Along the way I stopped at an Engen service station. I walked past a man who was fixing something, and he said, “can I just tell you something?” . I was expecting a scam of some sort but he said “I have a friend who can get Ivory”. I told him I wasn’t interested. Is there an underground market for Ivory in Botswana?

I arrived around lunch time at Mokolodi Backpackers. A very nice place to stay at, and it seemed there was only one other guest other than me. More fibreglassing ensured.

Camped at Mokolodi Backpackers

Wild camp North of Kokotsha to wild camp east of Ralekgetho

The night was cool. The fibreglass from my repairs had mostly dried, but the temperature was not ideal. However it was strong enough to hold up without anything in it. I got going and stopped a few kms down the road for breakfast.  Then it was about 50km up the highway until Sekoma. Thats where I met up with the main highway the A2. I decided to stop near a fuel stop to ring up Mascom to get my sim card registered. However they told me to go to a post office. The nearest one was Jwaneng about 80km away.

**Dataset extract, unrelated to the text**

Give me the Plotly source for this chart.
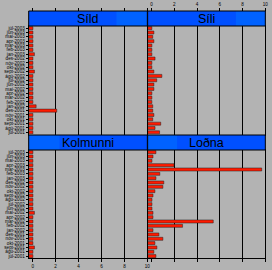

I got to Jwaneng, found the Post Office, but there was a big queue. I asked the security guard if there was a Mascom shop, and there was. Asking someone else I eventually found it. So I sat in the queue and got someone to help me register my sim. However she couldn’t do it either. She said the IT support people were out for lunch. So I went to pick n pay, got some bananas and went back to Mascom at 2pm. She tried again, and again couldn’t get me registered. After more than an hour including multiple phone calls, she eventually got my sim registered and I was back on the internet.

I continued heading east and stopped at a wild camp suggested on iOverlander near an old quarry. Old quarries make good wild camps. I set up camp and proceeded to apply more fibreglass to repair the box.

It was quiet peaceful night, albeit cold.